start Dataset excerpt
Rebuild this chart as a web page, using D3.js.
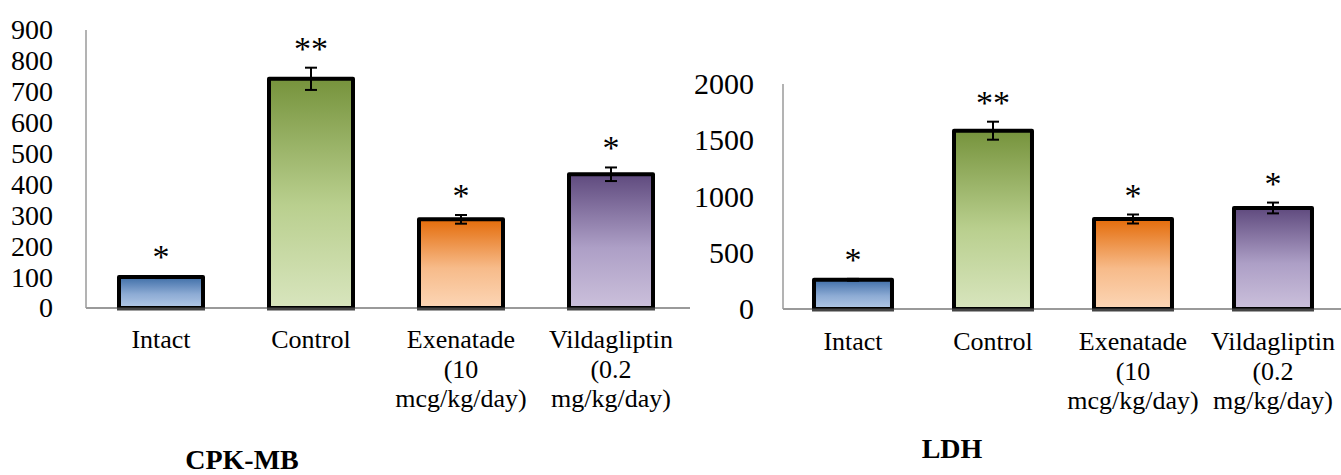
<!DOCTYPE html>
<html>
<head>
<meta charset="utf-8">
<script src="https://cdn.jsdelivr.net/npm/d3@7"></script>
<style>
  html, body { margin: 0; padding: 0; background: #fff; }
  svg { display: block; }
  text { font-family: "Liberation Serif", "Times New Roman", serif; fill: #000; }
</style>
</head>
<body>
<svg id="chart" width="1341" height="475"></svg>
<script>
// Groups shown on both panels
const categories = ["Intact", "Control", "Exenatade (10 mcg/kg/day)", "Vildagliptin (0.2 mg/kg/day)"];
const categoryLines = [
  ["Intact"],
  ["Control"],
  ["Exenatade", "(10", "mcg/kg/day)"],
  ["Vildagliptin", "(0.2", "mg/kg/day)"]
];

// CPK-MB (mean and error)
const cpkMean = [100, 742, 287, 433];
const cpkErr  = [3, 36, 14, 22];
const cpkSig  = ["*", "**", "*", "*"];
const cpkTicks = [0, 100, 200, 300, 400, 500, 600, 700, 800, 900];

// LDH (mean and error)
const ldhMean = [260, 1585, 800, 898];
const ldhErr  = [8, 80, 40, 48];
const ldhSig  = ["*", "**", "*", "*"];
const ldhTicks = [0, 500, 1000, 1500, 2000];

// Bar fills: dark top fading to a light base
const fills = [
  { top: "#3f6ea8", mid: "#8dabd4", bot: "#b3c9e6" },
  { top: "#76933c", mid: "#b9cf8e", bot: "#d8e5be" },
  { top: "#e46c0a", mid: "#f7bb8a", bot: "#fcd6b6" },
  { top: "#5f4a7e", mid: "#ad9fc6", bot: "#cbc0db" }
];

const svg = d3.select("#chart");
const defs = svg.append("defs");
fills.forEach((f, i) => {
  const g = defs.append("linearGradient")
    .attr("id", "grad" + i)
    .attr("x1", 0).attr("y1", 0).attr("x2", 0).attr("y2", 1);
  g.append("stop").attr("offset", "0%").attr("stop-color", f.top);
  g.append("stop").attr("offset", "55%").attr("stop-color", f.mid);
  g.append("stop").attr("offset", "100%").attr("stop-color", f.bot);
});

function panel(opts) {
  const g = svg.append("g");
  const x = d3.scaleBand()
    .domain(categories)
    .range([opts.x0, opts.x1])
    .paddingInner(opts.padInner)
    .paddingOuter(opts.padInner / 2);
  const y = d3.scaleLinear()
    .domain([0, opts.max])
    .range([opts.base, opts.top]);

  // Tick labels
  const yAxis = d3.axisLeft(y).tickValues(opts.ticks).tickFormat(d3.format("d"))
    .tickSize(0).tickPadding(opts.labelGap);
  const ag = g.append("g").attr("transform", `translate(${opts.x0},0)`).call(yAxis);
  ag.attr("font-family", null).attr("font-size", null);
  ag.select(".domain").remove();
  ag.selectAll("text")
    .attr("font-size", opts.tickFont)
    .attr("fill", "#000");

  // Axis lines
  g.append("line")
    .attr("x1", opts.x0).attr("x2", opts.x0)
    .attr("y1", y(opts.max)).attr("y2", y(0))
    .attr("stroke", "#9a9a9a").attr("stroke-width", 1.5);
  g.append("line")
    .attr("x1", opts.x0).attr("x2", opts.axisEnd)
    .attr("y1", y(0)).attr("y2", y(0))
    .attr("stroke", "#9a9a9a").attr("stroke-width", 2);

  const data = categories.map((c, i) => ({ c, i, v: opts.mean[i], e: opts.err[i], s: opts.sig[i] }));

  // Bars
  g.selectAll("rect.bar").data(data).join("rect")
    .attr("class", "bar")
    .attr("x", d => x(d.c))
    .attr("width", x.bandwidth())
    .attr("y", d => y(d.v))
    .attr("height", d => y(0) - y(d.v))
    .attr("fill", d => `url(#grad${d.i})`)
    .attr("stroke", "#000")
    .attr("stroke-width", 4)
    .attr("stroke-linejoin", "round");

  // Dark base edge under each bar
  g.selectAll("line.base").data(data).join("line")
    .attr("class", "base")
    .attr("x1", d => x(d.c) - 2).attr("x2", d => x(d.c) + x.bandwidth() + 2)
    .attr("y1", y(0) + 1).attr("y2", y(0) + 1)
    .attr("stroke", "#444").attr("stroke-width", 3);

  // Error bars
  const cap = 6;
  const eg = g.selectAll("g.err").data(data).join("g").attr("class", "err")
    .attr("transform", d => `translate(${x(d.c) + x.bandwidth() / 2},0)`);
  eg.append("line")
    .attr("y1", d => y(d.v + d.e)).attr("y2", d => y(d.v - d.e))
    .attr("stroke", "#000").attr("stroke-width", 2);
  eg.append("line")
    .attr("x1", -cap).attr("x2", cap)
    .attr("y1", d => y(d.v + d.e)).attr("y2", d => y(d.v + d.e))
    .attr("stroke", "#000").attr("stroke-width", 2);
  eg.append("line")
    .attr("x1", -cap).attr("x2", cap)
    .attr("y1", d => y(d.v - d.e)).attr("y2", d => y(d.v - d.e))
    .attr("stroke", "#000").attr("stroke-width", 2);

  // Significance marks
  g.selectAll("text.sig").data(data).join("text")
    .attr("class", "sig")
    .attr("x", d => x(d.c) + x.bandwidth() / 2)
    .attr("y", d => y(d.v + d.e) - opts.sigGap)
    .attr("text-anchor", "middle")
    .attr("font-size", 34)
    .text(d => d.s);

  // Category labels
  const lg = g.selectAll("text.cat").data(data).join("text")
    .attr("class", "cat")
    .attr("text-anchor", "middle")
    .attr("font-size", 26)
    .attr("x", d => x(d.c) + x.bandwidth() / 2)
    .attr("y", opts.labelY);
  lg.selectAll("tspan").data(d => categoryLines[d.i].map(t => ({ t, cx: x(d.c) + x.bandwidth() / 2 })))
    .join("tspan")
    .attr("x", t => t.cx)
    .attr("dy", (t, k) => k === 0 ? 0 : 29.5)
    .text(t => t.t);

  // Panel title
  g.append("text")
    .attr("x", opts.titleX).attr("y", opts.titleY)
    .attr("text-anchor", "middle")
    .attr("font-size", 28)
    .attr("font-weight", "bold")
    .text(opts.title);
}

panel({
  x0: 86, x1: 686, axisEnd: 690, padInner: 0.44,
  top: 30, base: 308, max: 900, ticks: cpkTicks,
  tickFont: 28, labelGap: 33,
  mean: cpkMean, err: cpkErr, sig: cpkSig, sigGap: 8,
  labelY: 348, title: "CPK-MB", titleX: 242, titleY: 469
});

panel({
  x0: 783, x1: 1343, axisEnd: 1341, padInner: 0.443,
  top: 84, base: 309, max: 2000, ticks: ldhTicks,
  tickFont: 30, labelGap: 29,
  mean: ldhMean, err: ldhErr, sig: ldhSig, sigGap: 8,
  labelY: 350, title: "LDH", titleX: 952, titleY: 458
});
</script>
</body>
</html>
end Dataset excerpt
» **Job**: Retype each line of the listing above word for word. Exclude the pictures.

» **The result**:
Rebuild this chart as a web page, using D3.js.
<!DOCTYPE html>
<html>
<head>
<meta charset="utf-8">
<script src="https://cdn.jsdelivr.net/npm/d3@7"></script>
<style>
  html, body { margin: 0; padding: 0; background: #fff; }
  svg { display: block; }
  text { font-family: "Liberation Serif", "Times New Roman", serif; fill: #000; }
</style>
</head>
<body>
<svg id="chart" width="1341" height="475"></svg>
<script>
// Groups shown on both panels
const categories = ["Intact", "Control", "Exenatade (10 mcg/kg/day)", "Vildagliptin (0.2 mg/kg/day)"];
const categoryLines = [
  ["Intact"],
  ["Control"],
  ["Exenatade", "(10", "mcg/kg/day)"],
  ["Vildagliptin", "(0.2", "mg/kg/day)"]
];

// CPK-MB (mean and error)
const cpkMean = [100, 742, 287, 433];
const cpkErr  = [3, 36, 14, 22];
const cpkSig  = ["*", "**", "*", "*"];
const cpkTicks = [0, 100, 200, 300, 400, 500, 600, 700, 800, 900];

// LDH (mean and error)
const ldhMean = [260, 1585, 800, 898];
const ldhErr  = [8, 80, 40, 48];
const ldhSig  = ["*", "**", "*", "*"];
const ldhTicks = [0, 500, 1000, 1500, 2000];

// Bar fills: dark top fading to a light base
const fills = [
  { top: "#3f6ea8", mid: "#8dabd4", bot: "#b3c9e6" },
  { top: "#76933c", mid: "#b9cf8e", bot: "#d8e5be" },
  { top: "#e46c0a", mid: "#f7bb8a", bot: "#fcd6b6" },
  { top: "#5f4a7e", mid: "#ad9fc6", bot: "#cbc0db" }
];

const svg = d3.select("#chart");
const defs = svg.append("defs");
fills.forEach((f, i) => {
  const g = defs.append("linearGradient")
    .attr("id", "grad" + i)
    .attr("x1", 0).attr("y1", 0).attr("x2", 0).attr("y2", 1);
  g.append("stop").attr("offset", "0%").attr("stop-color", f.top);
  g.append("stop").attr("offset", "55%").attr("stop-color", f.mid);
  g.append("stop").attr("offset", "100%").attr("stop-color", f.bot);
});

function panel(opts) {
  const g = svg.append("g");
  const x = d3.scaleBand()
    .domain(categories)
    .range([opts.x0, opts.x1])
    .paddingInner(opts.padInner)
    .paddingOuter(opts.padInner / 2);
  const y = d3.scaleLinear()
    .domain([0, opts.max])
    .range([opts.base, opts.top]);

  // Tick labels
  const yAxis = d3.axisLeft(y).tickValues(opts.ticks).tickFormat(d3.format("d"))
    .tickSize(0).tickPadding(opts.labelGap);
  const ag = g.append("g").attr("transform", `translate(${opts.x0},0)`).call(yAxis);
  ag.attr("font-family", null).attr("font-size", null);
  ag.select(".domain").remove();
  ag.selectAll("text")
    .attr("font-size", opts.tickFont)
    .attr("fill", "#000");

  // Axis lines
  g.append("line")
    .attr("x1", opts.x0).attr("x2", opts.x0)
    .attr("y1", y(opts.max)).attr("y2", y(0))
    .attr("stroke", "#9a9a9a").attr("stroke-width", 1.5);
  g.append("line")
    .attr("x1", opts.x0).attr("x2", opts.axisEnd)
    .attr("y1", y(0)).attr("y2", y(0))
    .attr("stroke", "#9a9a9a").attr("stroke-width", 2);

  const data = categories.map((c, i) => ({ c, i, v: opts.mean[i], e: opts.err[i], s: opts.sig[i] }));

  // Bars
  g.selectAll("rect.bar").data(data).join("rect")
    .attr("class", "bar")
    .attr("x", d => x(d.c))
    .attr("width", x.bandwidth())
    .attr("y", d => y(d.v))
    .attr("height", d => y(0) - y(d.v))
    .attr("fill", d => `url(#grad${d.i})`)
    .attr("stroke", "#000")
    .attr("stroke-width", 4)
    .attr("stroke-linejoin", "round");

  // Dark base edge under each bar
  g.selectAll("line.base").data(data).join("line")
    .attr("class", "base")
    .attr("x1", d => x(d.c) - 2).attr("x2", d => x(d.c) + x.bandwidth() + 2)
    .attr("y1", y(0) + 1).attr("y2", y(0) + 1)
    .attr("stroke", "#444").attr("stroke-width", 3);

  // Error bars
  const cap = 6;
  const eg = g.selectAll("g.err").data(data).join("g").attr("class", "err")
    .attr("transform", d => `translate(${x(d.c) + x.bandwidth() / 2},0)`);
  eg.append("line")
    .attr("y1", d => y(d.v + d.e)).attr("y2", d => y(d.v - d.e))
    .attr("stroke", "#000").attr("stroke-width", 2);
  eg.append("line")
    .attr("x1", -cap).attr("x2", cap)
    .attr("y1", d => y(d.v + d.e)).attr("y2", d => y(d.v + d.e))
    .attr("stroke", "#000").attr("stroke-width", 2);
  eg.append("line")
    .attr("x1", -cap).attr("x2", cap)
    .attr("y1", d => y(d.v - d.e)).attr("y2", d => y(d.v - d.e))
    .attr("stroke", "#000").attr("stroke-width", 2);

  // Significance marks
  g.selectAll("text.sig").data(data).join("text")
    .attr("class", "sig")
    .attr("x", d => x(d.c) + x.bandwidth() / 2)
    .attr("y", d => y(d.v + d.e) - opts.sigGap)
    .attr("text-anchor", "middle")
    .attr("font-size", 34)
    .text(d => d.s);

  // Category labels
  const lg = g.selectAll("text.cat").data(data).join("text")
    .attr("class", "cat")
    .attr("text-anchor", "middle")
    .attr("font-size", 26)
    .attr("x", d => x(d.c) + x.bandwidth() / 2)
    .attr("y", opts.labelY);
  lg.selectAll("tspan").data(d => categoryLines[d.i].map(t => ({ t, cx: x(d.c) + x.bandwidth() / 2 })))
    .join("tspan")
    .attr("x", t => t.cx)
    .attr("dy", (t, k) => k === 0 ? 0 : 29.5)
    .text(t => t.t);

  // Panel title
  g.append("text")
    .attr("x", opts.titleX).attr("y", opts.titleY)
    .attr("text-anchor", "middle")
    .attr("font-size", 28)
    .attr("font-weight", "bold")
    .text(opts.title);
}

panel({
  x0: 86, x1: 686, axisEnd: 690, padInner: 0.44,
  top: 30, base: 308, max: 900, ticks: cpkTicks,
  tickFont: 28, labelGap: 33,
  mean: cpkMean, err: cpkErr, sig: cpkSig, sigGap: 8,
  labelY: 348, title: "CPK-MB", titleX: 242, titleY: 469
});

panel({
  x0: 783, x1: 1343, axisEnd: 1341, padInner: 0.443,
  top: 84, base: 309, max: 2000, ticks: ldhTicks,
  tickFont: 30, labelGap: 29,
  mean: ldhMean, err: ldhErr, sig: ldhSig, sigGap: 8,
  labelY: 350, title: "LDH", titleX: 952, titleY: 458
});
</script>
</body>
</html>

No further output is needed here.